The USDILS remains elevated and holding near multi-year high (3.9580) posted after strong upside acceleration in past couple of sessions.
Shekel fell sharply on Monday (the biggest one-day loss in 3.5 years) after the situation escalated during the weekend and remains under increased pressure as violent clashes continue and threatening of escalation which keeps the market highly volatile.
The Israeli currency has been in downward trajectory since late 2021 and was down around 9% in Jan/Sep period in 2023, with the latest deterioration pushing the Shekel down almost 2% against the US dollar.
The Bank of Israel announced it is ready to intervene by selling up to $30 billion of foreign currency in the open market, in the first ever such transaction, to restore and maintain stability during the war period.

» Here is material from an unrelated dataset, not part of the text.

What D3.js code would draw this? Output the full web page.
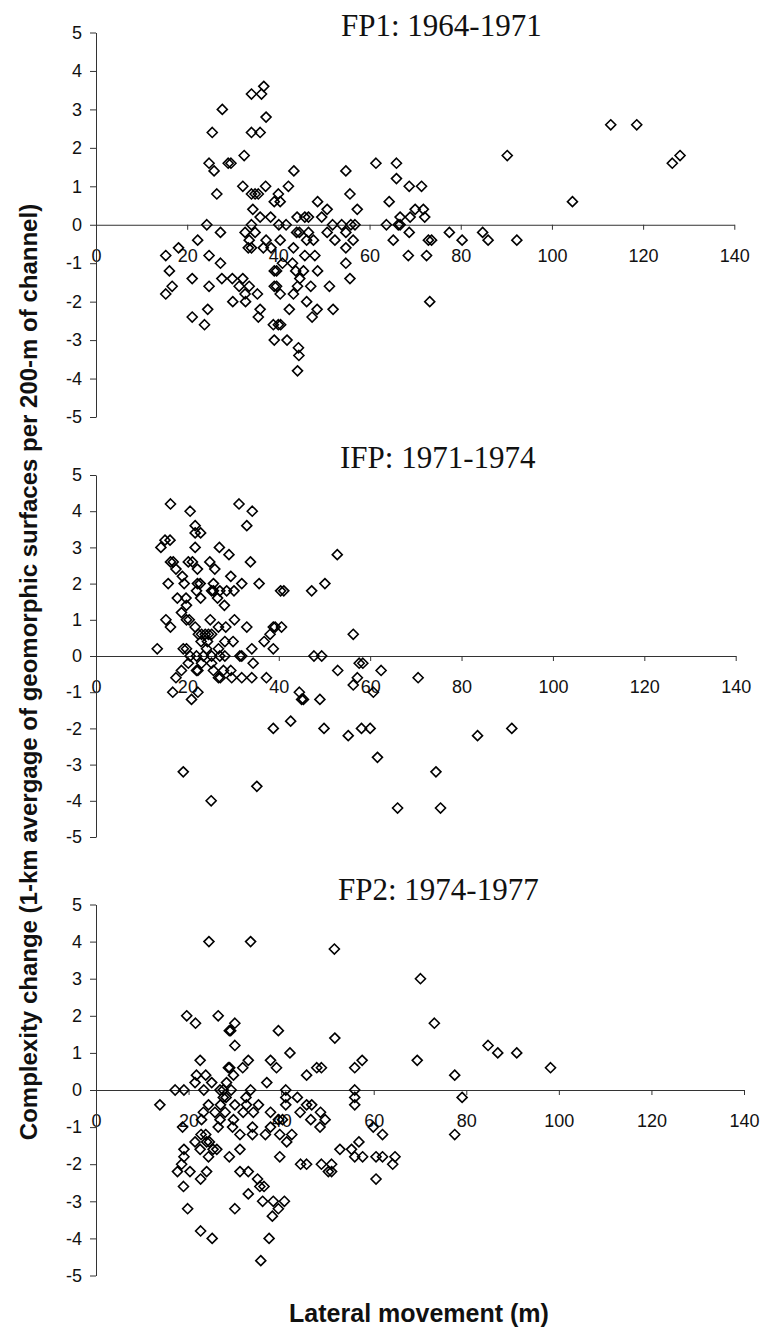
<!DOCTYPE html>
<html>
<head>
<meta charset="utf-8">
<script src="https://cdn.jsdelivr.net/npm/d3@7"></script>
<style>
  body { margin: 0; background: #fff; }
  svg { display: block; }
</style>
</head>
<body>
<svg id="chart" width="766" height="1330"></svg>
<script>
// ---- data -------------------------------------------------------------
const xTicks = [0, 20, 40, 60, 80, 100, 120, 140];
const yTicks = [-5, -4, -3, -2, -1, 0, 1, 2, 3, 4, 5];
const panelTitles = ["FP1: 1964-1971", "IFP: 1971-1974", "FP2: 1974-1977"];
const yAxisTitle = "Complexity change (1-km avergage of geomorphic surfaces per 200-m of channel)";
const xAxisTitle = "Lateral movement (m)";

// [lateral movement (m), complexity change]
const fp1 = [
  [25.5,2.4],[27.7,3.0],[34.1,3.4],[36.3,3.4],[36.8,3.6],[37.3,2.8],[34.1,2.4],[36.0,2.4],
  [24.8,1.6],[25.9,1.4],[26.5,0.8],[29.0,1.6],[29.6,1.6],[32.5,1.8],[32.2,1.0],
  [34.1,0.8],[34.9,0.8],[35.6,0.8],[37.2,1.0],[40.0,0.8],[39.1,0.6],[40.4,0.6],[42.2,1.0],[43.4,1.4],
  [34.4,0.4],[36.0,0.2],[38.3,0.2],[44.1,0.2],[45.8,0.2],[46.6,0.2],[48.6,0.6],[49.5,0.2],[50.7,0.4],
  [54.8,1.4],[55.7,0.8],[57.3,0.4],[61.4,1.6],[65.9,1.6],[65.9,1.2],[68.7,1.0],[71.4,1.0],[64.3,0.6],
  [66.7,0.2],[68.9,0.2],[70.0,0.4],[71.8,0.4],[72.1,0.2],
  [90.2,1.8],[104.5,0.6],[112.9,2.6],[118.6,2.6],[126.4,1.6],[128.1,1.8],
  [15.3,-0.8],[18.1,-0.6],[22.3,-0.4],[24.3,0],[27.3,-0.2],[16.1,-1.2],[16.7,-1.6],[15.3,-1.8],
  [21.1,-1.4],[24.8,-0.8],[27.3,-1.0],[24.8,-1.6],[27.6,-1.4],[21.1,-2.4],[24.5,-2.2],[23.8,-2.6],
  [29.9,-1.4],[30.0,-2.0],[32.2,-1.4],[31.4,-1.6],[32.8,-2.0],[32.7,-1.8],[33.6,-1.6],[35.4,-1.8],
  [35.6,-2.4],[36.0,-2.2],
  [32.7,-0.2],[34.9,-0.2],[34.1,0],[33.4,-0.6],[34.1,-0.6],[33.6,-0.4],[36.7,-0.6],[37.3,-0.4],
  [38.4,-0.6],[40.4,-0.4],[40.1,0],[41.7,0],
  [39.1,-1.2],[39.6,-1.2],[39.1,-1.6],[39.6,-1.6],[40.4,-1.8],[38.9,-2.6],[40.0,-2.6],[40.5,-2.6],
  [39.1,-3.0],[41.9,-3.0],
  [40.9,-1.0],[43.3,-0.6],[43.1,-1.0],[43.8,-1.2],[43.3,-1.8],[42.4,-2.2],[44.0,-0.2],[44.6,-0.2],
  [46.6,-0.2],[46.2,-0.4],[45.8,-0.8],[45.5,-1.2],[44.7,-1.4],[44.2,-1.6],
  [44.4,-3.2],[44.5,-3.4],[44.2,-3.8],[46.2,-2.0],[47.1,-1.6],[47.4,-2.4],[48.5,-2.2],[48.0,-0.8],
  [47.7,-0.4],[48.6,-1.2],
  [50.7,-0.2],[51.9,0],[52.4,-0.4],[51.2,-1.6],[52.0,-2.2],[53.9,0],[54.8,-0.2],[54.8,-0.6],
  [54.8,-1.0],[55.7,-1.4],[55.9,0],[56.8,0],[56.4,-0.4],
  [63.7,0],[65.2,-0.4],[66.3,0],[66.7,0],[68.7,-0.2],[68.5,-0.8],[72.5,-0.8],[72.9,-0.4],
  [73.6,-0.4],[73.2,-2.0],
  [77.5,-0.2],[80.3,-0.4],[84.8,-0.2],[86.0,-0.4],[92.3,-0.4]
];

const ifp = [
  [16.3,4.2],[20.6,4.0],[21.7,3.6],[21.7,3.4],[22.9,3.4],[21.7,3.0],[31.3,4.2],[34.2,4.0],[33.0,3.6],
  [15.1,3.2],[16.2,3.2],[14.2,3.0],[27.0,3.0],[29.1,2.8],[16.3,2.6],[16.9,2.6],[17.5,2.4],[20.2,2.6],
  [21.1,2.6],[22.2,2.4],[24.9,2.6],[26.0,2.4],[33.8,2.6],[18.9,2.2],[29.5,2.2],[15.8,2.0],[19.3,2.0],
  [22.2,2.0],[22.8,2.0],[25.7,2.0],[31.9,2.0],[35.7,2.0],[25.3,1.8],[25.7,1.8],[22.0,1.8],[28.6,1.8],
  [30.2,1.8],[27.1,1.8],[40.4,1.8],[41.1,1.8],[47.2,1.8],[50.1,2.0],[52.8,2.8],[17.8,1.6],[19.7,1.6],
  [22.9,1.6],[26.6,1.6],[19.8,1.4],[28.1,1.4],
  [13.4,0.2],[15.3,1.0],[16.3,0.8],[18.7,1.2],[19.8,1.0],[20.4,1.0],[21.7,0.8],[22.4,0.6],[23.1,0.6],
  [23.9,0.6],[24.6,0.6],[25.3,0.6],[23.0,0.4],[24.4,0.4],[25.0,1.0],[26.8,0.8],[28.4,0.8],[30.3,1.0],
  [33.0,0.8],[28.2,0.4],[30.0,0.4],[26.8,0.2],[24.2,0.2],[19.1,0.2],[19.8,0.2],[20.6,0],[22.0,0],
  [23.5,0],[25.3,0],[27.1,0],[28.2,0],[31.5,0],[31.9,0],[34.1,0.2],[36.8,0.4],[38.1,0.6],[38.8,0.8],
  [39.2,0.8],[40.6,0.8],[38.8,0.2],[56.3,0.6],[47.7,0],[49.4,0],
  [52.9,-0.4],[56.3,-0.8],[57.2,-0.6],[17.5,-0.6],[16.8,-1.0],[18.7,-0.4],[20.9,-1.2],[22.0,-0.4],
  [22.3,-0.4],[22.3,-1.0],[20.2,-0.2],[23.1,-0.2],[25.3,-0.2],[26.8,-0.6],[27.2,-0.6],[25.7,-0.4],
  [27.9,-0.4],[29.5,-0.4],[29.7,-0.6],[31.9,-0.6],[34.1,-0.6],[34.4,-0.2],[37.3,-0.6],[44.5,-1.0],
  [45.0,-1.2],[45.4,-1.2],[49.0,-1.2],
  [38.8,-2.0],[19.1,-3.2],[25.2,-4.0],[35.2,-3.6],[42.6,-1.8],[49.9,-2.0],[55.2,-2.2],[57.6,-0.2],
  [58.4,-0.2],[58.1,-2.0],[60.0,-2.0],[60.7,-1.0],[62.4,-0.4],[61.6,-2.8],[66.0,-4.2],[70.5,-0.6],
  [74.4,-3.2],[75.4,-4.2],[83.5,-2.2],[91.0,-2.0]
];

const fp2 = [
  [24.4,4.0],[33.4,4.0],[51.5,3.8],[19.6,2.0],[21.5,1.8],[26.4,2.0],[30.0,1.8],[28.8,1.6],[29.1,1.6],
  [30.0,1.2],[39.4,1.6],[41.9,1.0],[51.6,1.4],[70.1,3.0],[73.1,1.8],
  [69.4,0.8],[77.5,0.4],[84.7,1.2],[86.8,1.0],[90.9,1.0],[98.2,0.6],[79.1,-0.2],[77.5,-1.2],
  [22.5,0.8],[32.9,0.8],[37.7,0.8],[57.5,0.8],[31.7,0.6],[39.0,0.6],[47.7,0.6],[48.7,0.6],[55.9,0.6],
  [45.5,0.4],[21.7,0.4],[23.7,0.4],[21.4,0.2],[25.0,0.2],[23.3,0],[28.2,0.2],[28.6,0.6],[28.9,0.6],
  [29.7,0.4],[36.9,0.2],[17.1,0],[19.0,0],[13.8,-0.4],[26.8,0],[27.5,0],[29.2,0],[33.4,0],[41.0,0],
  [55.9,0],
  [27.5,-0.2],[28.1,-0.2],[32.4,-0.2],[41.0,-0.2],[43.5,-0.2],[55.9,-0.2],
  [24.3,-0.4],[26.9,-0.4],[30.0,-0.4],[32.5,-0.4],[35.1,-0.4],[41.0,-0.4],[45.5,-0.4],[46.6,-0.4],
  [55.9,-0.4],
  [23.2,-0.6],[25.7,-0.6],[27.9,-0.6],[31.8,-0.6],[34.0,-0.6],[37.7,-0.6],[44.1,-0.6],[48.5,-0.6],
  [22.8,-0.8],[26.8,-0.8],[29.7,-0.8],[39.4,-0.8],[40.3,-0.8],[46.4,-0.8],[49.5,-0.8],
  [18.7,-1.0],[26.4,-1.0],[29.5,-1.0],[33.8,-1.0],[37.7,-1.0],[48.4,-1.0],[59.9,-1.0],
  [22.7,-1.2],[23.7,-1.2],[31.1,-1.2],[33.8,-1.2],[36.6,-1.2],[39.7,-1.2],[42.3,-1.2],[61.9,-1.2],
  [21.4,-1.4],[23.9,-1.4],[24.5,-1.4],[41.2,-1.4],[56.8,-1.4],
  [19.0,-1.6],[22.5,-1.6],[25.3,-1.6],[26.1,-1.6],[31.1,-1.6],[52.7,-1.6],[55.2,-1.6],
  [19.0,-1.8],[24.3,-1.8],[28.8,-1.8],[39.7,-1.8],[55.9,-1.8],[57.6,-1.8],[60.5,-1.8],[61.9,-1.8],
  [64.6,-1.8],
  [18.5,-2.0],[44.2,-2.0],[45.5,-2.0],[48.7,-2.0],[50.9,-2.0],[64.1,-2.0],
  [17.6,-2.2],[20.3,-2.2],[23.9,-2.2],[31.1,-2.2],[32.9,-2.2],[50.2,-2.2],[50.9,-2.2],
  [18.9,-2.6],[22.6,-2.4],[34.9,-2.4],[35.4,-2.6],[36.3,-2.6],[60.5,-2.4],
  [32.9,-2.8],[36.0,-3.0],[38.3,-3.0],[40.7,-3.0],[39.4,-3.2],[38.1,-3.4],[19.8,-3.2],[30.0,-3.2],
  [22.6,-3.8],[25.1,-4.0],[37.4,-4.0],[35.6,-4.6]
];

const panelData = [fp1, ifp, fp2];

// ---- layout -----------------------------------------------------------
const layout = [
  { left: 96, right: 734.3, top: 32.5, bottom: 417,   titleX: 341, titleY: 36 },
  { left: 96, right: 735.7, top: 475,  bottom: 837,   titleX: 340, titleY: 468 },
  { left: 96, right: 744,   top: 904.5, bottom: 1275.5, titleX: 338, titleY: 900 }
];

const sansFont = "'Liberation Sans', Arial, Helvetica, sans-serif";
const serifFont = "'Liberation Serif', 'Times New Roman', Times, serif";
const plainNumber = d => String(d);   // hyphen-minus for negatives

// open square diamond centred on the point
const diamond = {
  draw(ctx, size) {
    const r = Math.sqrt(size) / 2;
    ctx.moveTo(0, -r);
    ctx.lineTo(r, 0);
    ctx.lineTo(0, r);
    ctx.lineTo(-r, 0);
    ctx.closePath();
  }
};
const marker = d3.symbol().type(diamond).size(100);

const svg = d3.select("#chart");

panelData.forEach((data, i) => {
  const L = layout[i];
  const x = d3.scaleLinear().domain([0, 140]).range([L.left, L.right]);
  const y = d3.scaleLinear().domain([-5, 5]).range([L.bottom, L.top]);
  const g = svg.append("g");

  // horizontal axis drawn through zero
  const xAxis = g.append("g")
    .attr("transform", `translate(0,${y(0)})`)
    .call(d3.axisBottom(x).tickValues(xTicks).tickFormat(plainNumber)
      .tickSize(5).tickSizeOuter(0).tickPadding(19));
  xAxis.select(".domain").attr("stroke", "#333");
  xAxis.selectAll(".tick line").attr("stroke", "#333");
  xAxis.selectAll(".tick text")
    .attr("font-family", sansFont).attr("font-size", 18).attr("fill", "#111");

  // vertical axis
  const yAxis = g.append("g")
    .attr("transform", `translate(${L.left},0)`)
    .call(d3.axisLeft(y).tickValues(yTicks).tickFormat(plainNumber)
      .tickSize(6).tickSizeOuter(0).tickPadding(8));
  yAxis.select(".domain").attr("stroke", "#333");
  yAxis.selectAll(".tick line").attr("stroke", "#333");
  yAxis.selectAll(".tick text")
    .attr("font-family", sansFont).attr("font-size", 18).attr("fill", "#111");

  // panel title
  g.append("text")
    .attr("x", L.titleX).attr("y", L.titleY)
    .attr("font-family", serifFont).attr("font-size", 31).attr("fill", "#111")
    .text(panelTitles[i]);

  // points
  g.append("g").selectAll("path")
    .data(data)
    .join("path")
    .attr("transform", d => `translate(${x(d[0])},${y(d[1])})`)
    .attr("d", marker)
    .attr("fill", "none")
    .attr("stroke", "#000")
    .attr("stroke-width", 1.6);
});

// shared axis titles
svg.append("text")
  .attr("transform", "translate(37,672) rotate(-90)")
  .attr("text-anchor", "middle")
  .attr("font-family", sansFont).attr("font-weight", "bold").attr("font-size", 24)
  .attr("fill", "#111")
  .text(yAxisTitle);

svg.append("text")
  .attr("x", 419).attr("y", 1322)
  .attr("text-anchor", "middle")
  .attr("font-family", sansFont).attr("font-weight", "bold").attr("font-size", 25)
  .attr("fill", "#111")
  .text(xAxisTitle);
</script>
</body>
</html>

Israeli officials also want to decrease uncertainty before local markets reopen and ensure regular activity in the market.
Daily studies remain firmly bullish but overbought, which may slow the pace of recent rally, however the action will be primarily driven by fundamentals and further deepening of the crisis will likely put Shekel under fresh pressure.
Bulls already cracked initial target at 3.95 and eye psychological 4.00 barrier, with dips to be contained above rising 10DMA (3.8841) to keep larger bulls intact.
Conversely, loss of 10DMA handle and filling Monday’s gap would signal that bulls are running of steam.
Res: 3.9580; 3.9640; 3.9829; 4.0000.
Sup: 3.9395; 3.9276; 3.9000; 3.8841.